According to legend, Valentine was a Christian priest in Rome during the third century. The Emperor Claudius II, so it goes, forbade his soldiers to marry, believing that wives and children distracted his men. Why, some married men refused to go to war at all! Valentine married soldiers in defiance of the emperor’s edict. He was executed Feb. 14, 269, for this brazen act.
Maybe King and Valentine are swapping tales about their time in jail. “Brother, you might think that Roman dungeon was nasty, but just try being a black man in Bull Connor’s jail …”
Both men wrote famous letters from jail. King wrote “Letter from Birmingham Jail,” earning the undying gratitude of freedom-loving people everywhere. Valentine, as he was escorted to his beheading, slipped a farewell note to Julia, the jailer’s daughter. He signed it “from your Valentine,” earning the undying gratitude of Hallmark.
But where their lives intertwine is in the matter of love.
St. Valentine’s name has become associated with a particular form of love: eros, or romantic love. King observes that the Greek New Testament uses three separate words for love. Eros is sexual love, he wrote, and you will find it in the root of the word “erotic.” Philias is affection — it lingers in philanthropy and in my hometown, Philadelphia, the city of brotherly love. This is the love of friends and family, of mutual affection.

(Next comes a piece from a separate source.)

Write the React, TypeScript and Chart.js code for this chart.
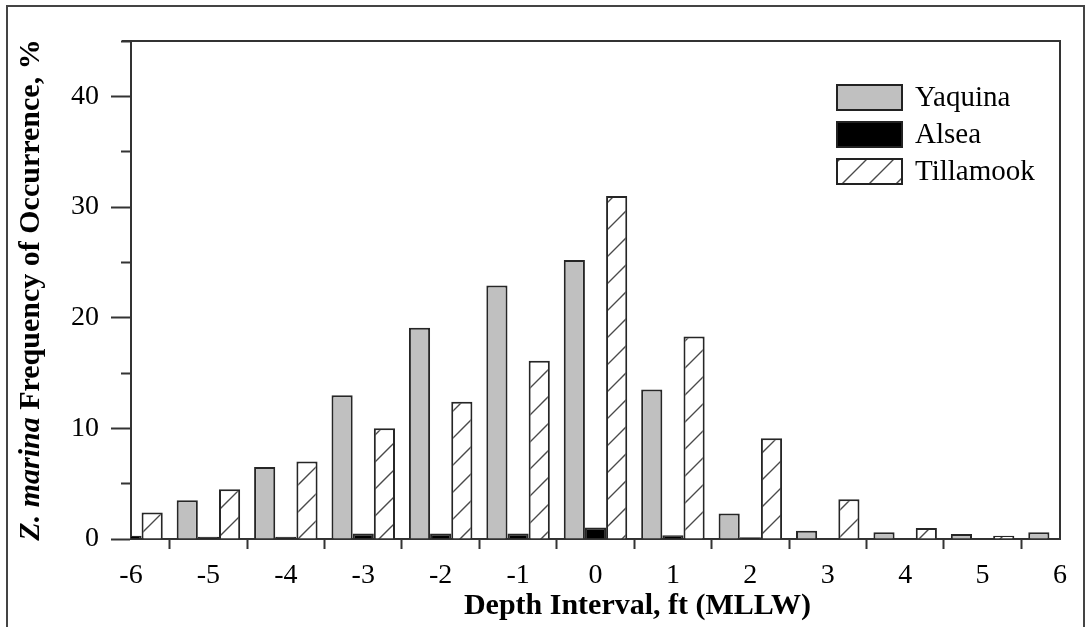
import React, { useEffect, useRef } from "react";
import { Chart, registerables } from "chart.js";

Chart.register(...registerables);

// ---- data ----
const depthLabels: string[] = ["-6", "-5", "-4", "-3", "-2", "-1", "0", "1", "2", "3", "4", "5", "6"];
const seriesNames: string[] = ["Yaquina", "Alsea", "Tillamook"];
// -6 Yaquina and 6 Tillamook lie outside the plotted range (clipped), so not readable
const yaquinaValues: (number | null)[] = [null, 3.5, 6.5, 13.0, 19.1, 22.9, 25.2, 13.5, 2.3, 0.75, 0.6, 0.45, 0.6];
const alseaValues: (number | null)[] = [0.3, 0.2, 0.2, 0.5, 0.5, 0.5, 1.05, 0.35, 0.15, 0, 0, 0, 0];
const tillamookValues: (number | null)[] = [2.4, 4.5, 7.0, 10.0, 12.4, 16.1, 31.0, 18.3, 9.1, 3.6, 1.0, 0.3, null];

const yMin = 0;
const yMax = 45;
const yMinorStep = 5;
const yLabelStep = 10;

const xTitle = "Depth Interval, ft (MLLW)";
const yTitleItalic = "Z. marina";
const yTitleRest = " Frequency of Occurrence, %";

const FONT = '"Liberation Serif", "Times New Roman", serif';

function makeHatch(size: number): CanvasPattern | string {
  const c = document.createElement("canvas");
  c.width = size;
  c.height = size;
  const g = c.getContext("2d");
  if (!g) return "#fff";
  g.fillStyle = "#ffffff";
  g.fillRect(0, 0, size, size);
  g.strokeStyle = "#4a4a4a";
  g.lineWidth = 1.4;
  g.beginPath();
  g.moveTo(-2, size + 2);
  g.lineTo(size + 2, -2);
  g.moveTo(-2, 2);
  g.lineTo(2, -2);
  g.moveTo(size - 2, size + 2);
  g.lineTo(size + 2, size - 2);
  g.stroke();
  return g.createPattern(c, "repeat") || "#fff";
}

const framePlugin = {
  id: "plotFrame",
  afterDatasetsDraw(chart: any) {
    const { ctx, chartArea: a } = chart;
    ctx.save();
    ctx.strokeStyle = "#333";
    ctx.lineWidth = 2;
    ctx.beginPath();
    ctx.moveTo(a.left - 9, a.top);
    ctx.lineTo(a.right, a.top);
    ctx.lineTo(a.right, a.bottom);
    ctx.stroke();
    ctx.restore();
  },
};

const legendPlugin = {
  id: "insideLegend",
  afterDraw(chart: any) {
    const { ctx, chartArea: a } = chart;
    const x0 = a.right - 224;
    const y0 = a.top + 43;
    ctx.save();
    chart.data.datasets.forEach((ds: any, i: number) => {
      const y = y0 + i * 37;
      ctx.fillStyle = ds.backgroundColor;
      ctx.fillRect(x0, y, 67, 27);
      ctx.strokeStyle = "#222";
      ctx.lineWidth = 2;
      ctx.strokeRect(x0 + 1, y + 1, 65, 25);
      ctx.fillStyle = "#000";
      ctx.font = `29px ${FONT}`;
      ctx.textBaseline = "middle";
      ctx.textAlign = "left";
      ctx.fillText(ds.label, x0 + 79, y + 14);
    });
    ctx.restore();
  },
};

const titlePlugin = {
  id: "axisTitles",
  afterDraw(chart: any) {
    const { ctx, chartArea: a } = chart;
    ctx.save();
    ctx.fillStyle = "#000";
    ctx.textBaseline = "middle";
    // x title
    ctx.font = `bold 30px ${FONT}`;
    ctx.textAlign = "center";
    ctx.fillText(xTitle, (a.left + a.right) / 2 + 42, a.bottom + 67);
    // y title (rotated, mixed style)
    const fItalic = `italic bold 30px ${FONT}`;
    const fBold = `bold 30px ${FONT}`;
    ctx.font = fItalic;
    const w1 = ctx.measureText(yTitleItalic).width;
    ctx.font = fBold;
    const w2 = ctx.measureText(yTitleRest).width;
    const total = w1 + w2;
    ctx.translate(a.left - 100, (a.top + a.bottom) / 2);
    ctx.rotate(-Math.PI / 2);
    ctx.textAlign = "left";
    ctx.font = fItalic;
    ctx.fillText(yTitleItalic, -total / 2, 0);
    ctx.font = fBold;
    ctx.fillText(yTitleRest, -total / 2 + w1, 0);
    ctx.restore();
  },
};

export default function App() {
  const canvasRef = useRef<HTMLCanvasElement | null>(null);

  useEffect(() => {
    const canvas = canvasRef.current;
    if (!canvas) return;
    const hatch = makeHatch(27);
    const common = {
      borderColor: "#262626",
      borderWidth: 2,
      categoryPercentage: 0.82,
      barPercentage: 1.0,
      clip: 0,
    };
    const chart = new Chart(canvas, {
      type: "bar",
      data: {
        labels: depthLabels,
        datasets: [
          { ...common, label: seriesNames[0], data: yaquinaValues, backgroundColor: "#c0c0c0" },
          { ...common, label: seriesNames[1], data: alseaValues, backgroundColor: "#000000" },
          { ...common, label: seriesNames[2], data: tillamookValues, backgroundColor: hatch as any },
        ] as any,
      },
      options: {
        animation: false,
        responsive: false,
        maintainAspectRatio: false,
        devicePixelRatio: 1,
        layout: { padding: { left: 60, top: 41, right: 29, bottom: 0 } },
        plugins: {
          legend: { display: false },
          tooltip: { enabled: false },
        },
        scales: {
          x: {
            type: "category",
            offset: false,
            grid: {
              display: true,
              offset: true,
              drawOnChartArea: false,
              drawTicks: true,
              tickLength: 10,
              tickColor: "#333",
              tickWidth: 2,
            },
            border: { display: true, color: "#333", width: 2 },
            ticks: {
              color: "#000",
              font: { family: FONT, size: 28 },
              padding: 10,
              autoSkip: false,
              maxRotation: 0,
            },
            afterFit: (s: any) => {
              s.height = 88;
            },
          },
          y: {
            min: yMin,
            max: yMax,
            grid: {
              display: true,
              drawOnChartArea: false,
              drawTicks: true,
              tickLength: 20,
              tickColor: "#333",
              tickWidth: 2,
              tickBorderDash: (ctx: any) =>
                ctx.tick && ctx.tick.value % yLabelStep === 0 ? [] : [0, 10, 10, 0],
            },
            border: { display: true, color: "#333", width: 2 },
            ticks: {
              stepSize: yMinorStep,
              color: "#000",
              font: { family: FONT, size: 28 },
              padding: 12,
              callback: (v: any) => (Number(v) % yLabelStep === 0 ? String(v) : ""),
            },
            afterFit: (s: any) => {
              s.width = 71;
            },
          },
        },
      } as any,
      plugins: [framePlugin, legendPlugin, titlePlugin],
    });
    return () => chart.destroy();
  }, []);

  return (
    <div
      style={{
        position: "fixed",
        left: 0,
        top: 0,
        width: 1089,
        height: 627,
        background: "#fff",
        overflow: "hidden",
      }}
    >
      <div
        style={{
          position: "absolute",
          left: 6,
          top: 5,
          width: 1079,
          height: 700,
          border: "2px solid #444",
          boxSizing: "border-box",
        }}
      />
      <canvas
        ref={canvasRef}
        width={1089}
        height={627}
        style={{ position: "absolute", left: 0, top: 0, width: 1089, height: 627 }}
      />
    </div>
  );
}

The third kind of love is agape (pronounced ah-gah’-pay), unconditional love, love that expects nothing in return. Agape, King believed, is the key to nonviolence.
“Nonviolence,” he wrote, “means avoiding not only external physical violence but also internal violence of spirit. You not only refuse to shoot a man, but you refuse to hate him.”
He explained agape this way: “It is an overflowing love which is purely spontaneous, unmotivated, groundless and creative. It is not set in motion by any quality or function of its object. It is the love of God operating in the human heart.”
He gave this example: “Since the white man’s personality is greatly distorted by segregation, and his soul is greatly scarred, he needs the love of the Negro. The Negro must love the white man, because the white man needs his love.”
Agape means loving the unlovable. That’s some kind of a powerful love. King acknowledged that this was a radical position. In his “Letter from Birmingham Jail” he explained, “Was not Jesus an extremist for love: ‘Love your enemies, bless them that curse you, do good to them that hate you, and pray for them which despitefully use you, and persecute you.’”
And he concluded: “So the question is not whether we will be extremists, but what kind of extremists we will be. Will we be extremists for hate or for love?”
Valentine was an extremist for love, too. He befriended his jailer, loved his enemy. He would have been familiar with Paul’s letters to the Corinthians, perhaps the most eloquent tribute to selfless love:
“Love is patient and is kind; love does not envy; love does not boast itself, is not arrogant; does not behave rudely, is not selfish, is not provoked, thinks no evil; does not rejoice in iniquity, but rejoices in truth; it bears all things, believes all things, hopes all things, endures all things. Love never fails.”
Valentine’s Day has been co-opted by commerce, but we don’t have to buy into it. We can use this day to celebrate love in all its extremes: eros, philias and agape. St. Valentine and Martin Luther King Jr. would love that.